Forum Discussion
mike-s
Mar 27, 2018Explorer
Harvey51 wrote:If you want to be pedantic, it's joules, not KWH (sic, it would be kWh anyway).
Electrical energy is measured in units of watt hours or kilowatt hours (kWH). A KWH on your home electricity bill costs about ten cents. An ordinary RV battery stores about 100 amp hours which is 100 amps x 12 volts x 1 hour = 1200 watt hours or 1.2 kWh. Note that discharging a battery below half charge damages it.

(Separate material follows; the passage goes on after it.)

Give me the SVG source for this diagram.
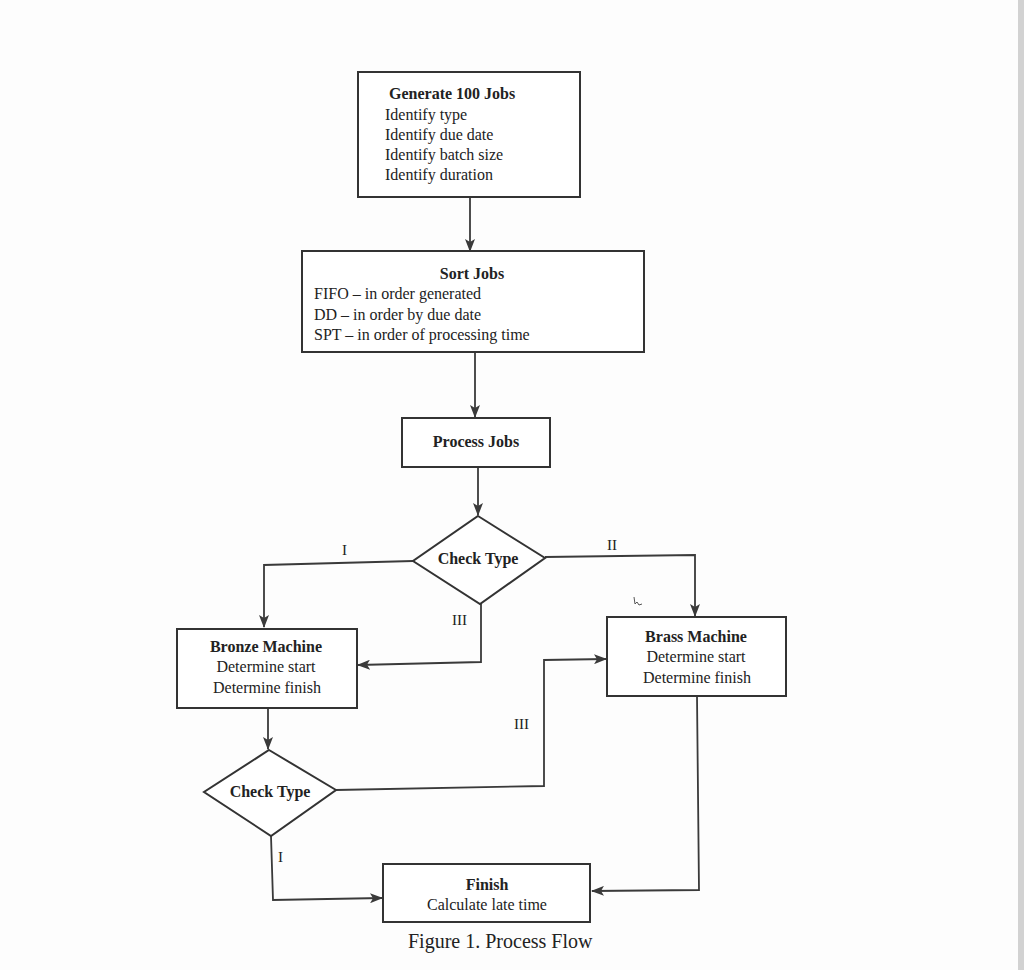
<svg xmlns="http://www.w3.org/2000/svg" width="1024" height="970" viewBox="0 0 1024 970">
<defs>
<marker id="ah" viewBox="0 0 13 10" refX="12" refY="5" markerWidth="13" markerHeight="10" markerUnits="userSpaceOnUse" orient="auto">
<path d="M0,0 L13,5 L0,10 L3,5 Z" fill="#3a3a3a"/>
</marker>
</defs>
<style>
.box{fill:#fff;stroke:#333;stroke-width:2}
.conn{fill:none;stroke:#3a3a3a;stroke-width:1.8}
text{font-family:"Liberation Serif","Times New Roman",serif;fill:#222;font-size:16px}
.b{font-weight:bold}
.c{text-anchor:middle}
.lbl{font-size:15px}
</style>
<rect x="0" y="0" width="1024" height="970" fill="#fdfdfd"/>
<rect x="1018" y="0" width="6" height="970" fill="#d2d2d2"/>
<g id="connectors">
<path class="conn" d="M470,197 V251" marker-end="url(#ah)"/>
<path class="conn" d="M475,352 V417" marker-end="url(#ah)"/>
<path class="conn" d="M478,467 V515" marker-end="url(#ah)"/>
<path class="conn" d="M413,561 L264,565 V627" marker-end="url(#ah)"/>
<path class="conn" d="M545,557 L695,555 V616" marker-end="url(#ah)"/>
<path class="conn" d="M481,604 V662 L358,665" marker-end="url(#ah)"/>
<path class="conn" d="M268,708 V749" marker-end="url(#ah)"/>
<path class="conn" d="M336,790 L544,786 V660 L606,659" marker-end="url(#ah)"/>
<path class="conn" d="M271,836 L273,900 L382,898" marker-end="url(#ah)"/>
<path class="conn" d="M697,696 L699,890 L592,891" marker-end="url(#ah)"/>
<text class="lbl" x="342" y="555">I</text>
<text class="lbl" x="607" y="550">II</text>
<text class="lbl" x="452" y="625">III</text>
<text class="lbl" x="514" y="729">III</text>
<text class="lbl" x="278" y="862">I</text>
<path d="M634,597 l1,7 l2,-2 l2,3 l3,-1" fill="none" stroke="#555" stroke-width="1"/>
</g>
<g id="generate">
<rect class="box" x="358" y="72" width="222" height="125"/>
<text class="b" x="389" y="99">Generate 100 Jobs</text>
<text x="385" y="120">Identify type</text>
<text x="385" y="140">Identify due date</text>
<text x="385" y="160">Identify batch size</text>
<text x="385" y="180">Identify duration</text>
</g>
<g id="sort">
<rect class="box" x="302" y="251" width="342" height="101"/>
<text class="b c" x="472" y="279">Sort Jobs</text>
<text x="314" y="299">FIFO – in order generated</text>
<text x="314" y="320">DD – in order by due date</text>
<text x="314" y="340">SPT – in order of processing time</text>
</g>
<g id="process">
<rect class="box" x="402" y="418" width="148" height="49"/>
<text class="b c" x="476" y="447">Process Jobs</text>
</g>
<g id="check1">
<polygon class="box" points="478,516 545,558 480,604 413,561"/>
<text class="b c" x="478" y="564">Check Type</text>
</g>
<g id="bronze">
<rect class="box" x="177" y="629" width="180" height="79"/>
<text class="b c" x="266" y="652">Bronze Machine</text>
<text class="c" x="266" y="672">Determine start</text>
<text class="c" x="267" y="693">Determine finish</text>
</g>
<g id="brass">
<rect class="box" x="607" y="617" width="179" height="79"/>
<text class="b c" x="696" y="642">Brass Machine</text>
<text class="c" x="696" y="662">Determine start</text>
<text class="c" x="697" y="683">Determine finish</text>
</g>
<g id="check2">
<polygon class="box" points="269,750 336,790 271,836 204,792"/>
<text class="b c" x="270" y="797">Check Type</text>
</g>
<g id="finish">
<rect class="box" x="383" y="864" width="207" height="58"/>
<text class="b c" x="487" y="890">Finish</text>
<text class="c" x="487" y="910">Calculate late time</text>
</g>
<text x="408" y="948" style="font-size:20px">Figure 1. Process Flow</text>
</svg>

Discharging a lead-acid battery by any amount reduces its cycle lifetime, but 50% isn't any sort of magic number. In fact, for the vast majority of campers, the batteries die because abuse or their calendar lifetime, not the cycle lifetime. Getting 500 cycles instead of 1000 simply doesn't matter - it's the difference between dry camping every weekend of the year for 5 years vs 10 years, and the vast majority of people simply aren't off-grid that much. Discharging by 80 or 90% a few times a year simply won't make a difference, as long as they're recharged soon, and it's ultimately cheaper than buying more batteries to meet some "50% rule." The 50% thing comes from off-grid daily use, where it does make a difference.
The other thing which kills them is not recharging them shortly after discharge, or not recharging them fully. The latter happens with the cheap converter/chargers most campers come with. Even the $20 from China eBay solar controllers do better in most cases.